Горькие туманы Атлантики | страница 58
— Ты не очень-то проникай, — ворчливо отшучивался он. — Дефекты в здоровье комиссара — военная тайна, про них экипаж знать не должен.
— Тайна ваших недугов, как и тайна денежных вкладов, гарантирована, — смеялся доктор. — Эх жаль, кварцевой лампы на судне нет: прогрел бы вас. Но в Мурманске обязательно сходим в госпиталь: ныне там служит мой бывший учитель — волшебник, а не профессор!
И Савва Иванович вынужден был обещать, что в Мурманске сходит к профессору.
Доктор окончил Ленинградский медицинский, мечтал об аспирантуре и сложных операциях, но грянула война, и его мобилизовали. Однако направили служить не в армию, а в торговый флот судовым врачом. Как ни кипятился, ни просился на фронт, удовлетворили лишь одну просьбу, когда уже сдался, смирился: послали в Мурманск, в родной город, где жила мать, а к тому же существовало и пароходство. Тогда-то и пришел на «Кузбасс».
Тоска заедала доктора. Временами он вызывал Тосю, обучал ее перевязкам, инъекциям, обращению с инструментом.
— Если понадобится хирургическое вмешательство, будешь мне ассистировать.
Тося охотно кивала, ибо не имела ни малейшего представления, что это значит.
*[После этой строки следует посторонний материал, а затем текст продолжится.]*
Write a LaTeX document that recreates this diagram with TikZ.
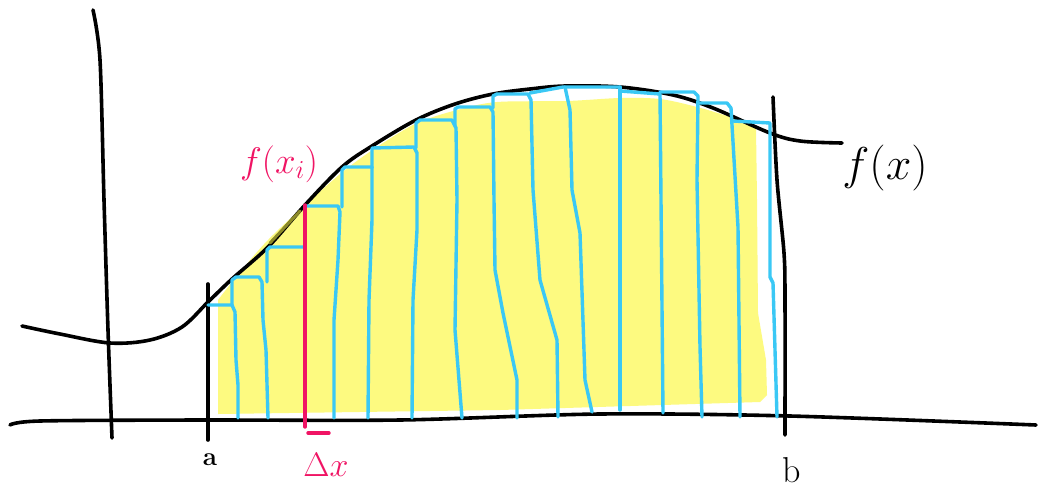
\RequirePackage{fix-cm}
\documentclass[tikz,border=0pt]{standalone}
\usepackage{tikz}
\definecolor{hlyellow}{RGB}{253,250,128}
\definecolor{skyblue}{RGB}{58,200,245}
\definecolor{hotpink}{RGB}{240,20,100}
\definecolor{olivemark}{RGB}{140,138,40}
\tikzset{
  ink/.style={line width=3.6pt, line cap=round, line join=round, black},
  bluestroke/.style={line width=3.4pt, line cap=round, line join=round, skyblue},
  pinkstroke/.style={line width=3.4pt, line cap=round, hotpink},
  lbl/.style={inner sep=0pt, anchor=center}
}
\begin{document}
\begin{tikzpicture}[x=1pt,y=-1pt]
\useasboundingbox[fill=white] (0,0) rectangle (1038,493);
% yellow shading
\fill[hlyellow] plot[smooth, tension=0.5] coordinates {(218,300) (240,272) (268,240) (305,205) (345,170) (380,145) (417,123) (457,110) (497,102) (567,101) (620,98) (660,99) (697,107) (733,118) (756,128)}
  -- (757,200) -- (758,313) -- (766,360) -- (767,395) -- (760,402) -- (500,410) -- (218,414) -- cycle;
% axes
\draw[ink] plot[smooth, tension=0.5] coordinates {(10,425) (40,421) (200,420) (400,420) (600,414) (790,416) (1036,425)};
\draw[ink] plot[smooth, tension=0.5] coordinates {(93,10) (100,60) (104,200) (108,330) (112,438)};
% curve f(x)
\draw[ink] plot[smooth, tension=0.55] coordinates {(22,326) (60,334) (110,343) (150,340) (182,327) (208,302) (232,279) (268,247) (305,205) (342,167) (372,146) (416,120) (455,104) (493,94) (530,89) (565,86) (620,87) (673,95) (713,108) (770,133) (800,141) (842,143)};
\draw[olivemark, line width=3pt, line cap=round] (270,243) -- (300,211);
% a and b verticals
\draw[ink] (208,284) -- (208,440);
\draw[ink] plot[smooth, tension=0.5] coordinates {(773,97) (777,180) (784,253) (785,300) (785,435)};
% blue strips
\draw[bluestroke] (208,305) -- (232,305) -- (235,312) -- (236,360) -- (238,385) -- (238,418);
\draw[bluestroke] (232,305) -- (232,280) -- (236,277) -- (259,277) -- (262,282) -- (263,320) -- (266,350) -- (268,418);
\draw[bluestroke] (267,282) -- (267,250) -- (270,247) -- (303,247);
\draw[bluestroke] (305,206) -- (338,206) -- (340,212) -- (338,260) -- (334,320) -- (334,418);
\draw[bluestroke] (342,207) -- (342,170) -- (345,167) -- (372,167);
\draw[bluestroke] (372,167) -- (372,220) -- (369,300) -- (368,418);
\draw[bluestroke] (372,168) -- (372,148) -- (414,147) -- (417,153) -- (417,230) -- (413,300) -- (412,418);
\draw[bluestroke] (416,148) -- (416,123) -- (420,120) -- (452,120) -- (456,128) -- (457,200) -- (455,330) -- (462,418);
\draw[bluestroke] (455,125) -- (455,109) -- (458,107) -- (490,107) -- (493,112) -- (494,200) -- (495,270) -- (503,313) -- (517,380) -- (517,418);
\draw[bluestroke] (493,108) -- (493,96) -- (497,94) -- (528,94) -- (531,100) -- (533,190) -- (540,280) -- (557,340) -- (558,417);
\draw[bluestroke] (530,93) -- (563,87) -- (620,87);
\draw[bluestroke] (565,87) -- (570,110) -- (572,190) -- (580,233) -- (585,380) -- (592,412);
\draw[bluestroke] (620,87) -- (620,410);
\draw[bluestroke] (620,91) -- (660,94) -- (663,413);
\draw[bluestroke] (660,92) -- (694,92) -- (698,96) -- (697,180) -- (700,347) -- (702,417);
\draw[bluestroke] (699,103) -- (727,103) -- (731,108) -- (738,227) -- (740,417);
\draw[bluestroke] (733,121) -- (770,123) -- (770,277) -- (773,283) -- (777,417);
% pink marker
\draw[pinkstroke] (305,205) -- (305,427);
\draw[pinkstroke] (308,433) -- (329,433);
% labels
\node[lbl, text=hotpink] (fxi) at (279,164) {\fontsize{37}{40}\selectfont$f(x_i)$};
\node[lbl, text=hotpink] (dx) at (326,465) {\fontsize{34}{38}\selectfont$\Delta x$};
\node[lbl] (fx) at (885,168) {\fontsize{46}{50}\selectfont$f(x)$};
\node[lbl] (la) at (210,460) {\fontsize{26}{28}\selectfont\bfseries a};
\node[lbl] (lb) at (792,470) {\fontsize{36}{40}\selectfont b};
\end{tikzpicture}
\end{document}
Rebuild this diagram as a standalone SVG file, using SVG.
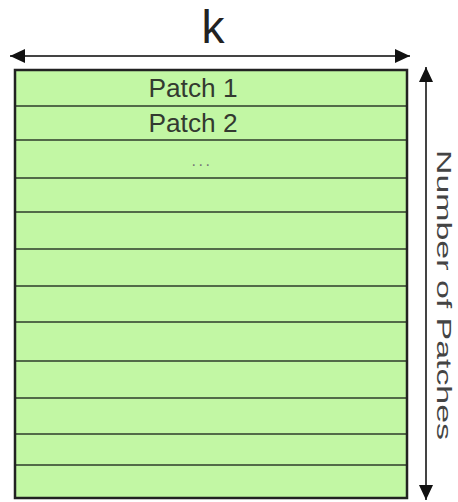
<svg xmlns="http://www.w3.org/2000/svg" width="458" height="502" viewBox="0 0 458 502">
<style>
.row{stroke:#526a48;stroke-width:2.2}
.lbl{font-family:"Liberation Sans",Arial,sans-serif;fill:#333a30;text-anchor:middle}
.dim{stroke:#444;stroke-width:2;fill:none}
</style>
<defs>
<marker id="ah" markerUnits="userSpaceOnUse" markerWidth="16" markerHeight="14" refX="15" refY="7" orient="auto-start-reverse">
<path d="M0,0 L15,7 L0,14 Z" fill="#111"/>
</marker>
</defs>
<rect width="458" height="502" fill="#fff"/>
<g id="matrix">
<rect x="15" y="70" width="392" height="428" fill="#c2f7a4"/>
<line class="row" x1="15" y1="106" x2="407" y2="106"/>
<line class="row" x1="15" y1="140" x2="407" y2="140"/>
<line class="row" x1="15" y1="178" x2="407" y2="178"/>
<line class="row" x1="15" y1="212" x2="407" y2="212"/>
<line class="row" x1="15" y1="249" x2="407" y2="249"/>
<line class="row" x1="15" y1="286" x2="407" y2="286"/>
<line class="row" x1="15" y1="322" x2="407" y2="322"/>
<line class="row" x1="15" y1="361" x2="407" y2="361"/>
<line class="row" x1="15" y1="398" x2="407" y2="398"/>
<line class="row" x1="15" y1="434" x2="407" y2="434"/>
<line class="row" x1="15" y1="465" x2="407" y2="465"/>
<rect x="15" y="70" width="392" height="428" fill="none" stroke="#222" stroke-width="2.5"/>
</g>
<g id="patch1"><text class="lbl" x="193" y="97" font-size="25" textLength="89" lengthAdjust="spacingAndGlyphs">Patch 1</text></g>
<g id="patch2"><text class="lbl" x="193" y="132" font-size="25" textLength="89" lengthAdjust="spacingAndGlyphs">Patch 2</text></g>
<g id="ellipsis"><text class="lbl" x="202" y="166" font-size="16" letter-spacing="2.5" style="fill:#777">...</text></g>
<g id="connectors">
<line class="dim" x1="10" y1="56" x2="410" y2="56" marker-start="url(#ah)" marker-end="url(#ah)"/>
<line class="dim" x1="426" y1="67" x2="426" y2="500" stroke="#555" marker-start="url(#ah)" marker-end="url(#ah)"/>
</g>
<g id="label-k"><text x="213" y="43" font-family="Liberation Sans, Arial, sans-serif" font-size="46" fill="#222" text-anchor="middle">k</text></g>
<g id="label-n"><text x="437" y="150" font-family="Liberation Sans, Arial, sans-serif" font-size="21" fill="#444" textLength="290" lengthAdjust="spacingAndGlyphs" transform="rotate(90 437 150)">Number of Patches</text></g>
</svg>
В остальные же дни повторялось одно и то же: доктор снимал пробу с пищи, когда кок докладывал, что завтрак, обед или ужин готов. Еще ему полагалось следить за личной гигиеной моряков: чтоб и помылись вовремя, и бельишко сменили… Но за чем тут было следить? Времени свободного хватало у всех, и потому плескались в душевой с утра до вечера, по три раза на день, пока старпом Птахов не ввел строжайшее расписание, дабы экономно расходовать пресную воду. Забортной разрешалось купаться хоть круглые сутки. Чистились, гладились и стирались тоже аккуратно, а в провизионной кладовой, на камбузе, во всех помещениях теплохода, в том числе и в жилых, царила флотская чистота: тут уж Птахов никому не давал спуску.
Видимо, доктор лучше, чем кто-либо другой, понимал, сколь опасно для человека безделье. Да еще при долгой стоянке на опостылевшем рейде, среди наскучивших берегов и однообразного плеска воды, где ни взгляду, ни слуху месяцами не на чем задержаться, обновиться, передохнуть. А у каждого — горькие беспрерывные думы о тяжких делах на фронте, об отступлении наших войск, чувство невольной вины перед теми, кто сражается, бедствует от лишений, заждался грузов, что в трюмах транспортов. Бодрость и выдержку тут сохранит не всякий, и сердцу тогда не хватит ни сил, ни умения побороть хандру, уныние и отчаянную, недобрую злость… Словно помня об этом, доктор начал подыскивать на судне другие занятия, не медицинские. Освоил пушку и «эрликоны» и мог теперь заменить любого в артиллерийских расчетах. Потом увлекся штурманским делом, однако математику знал слабо и не сумел как следует разобраться ни в навигации, ни в мореходной астрономии. Ограничился должностью рулевого и надеялся, когда выйдут в море, нести вахту не хуже Семячкина. А для рейдовых будней научился орудовать машинкой для стрижки. Отныне к нему обращались с просьбой подстричь либо снять волосы наголо, и доктор охотно откликался на просьбы, лишь не гарантировал модных причесок. Над ним подтрунивали, величали «мастером Жаном», но доктор не обижался, поясняя, что к врачу имеет отношение все, что касается гигиены.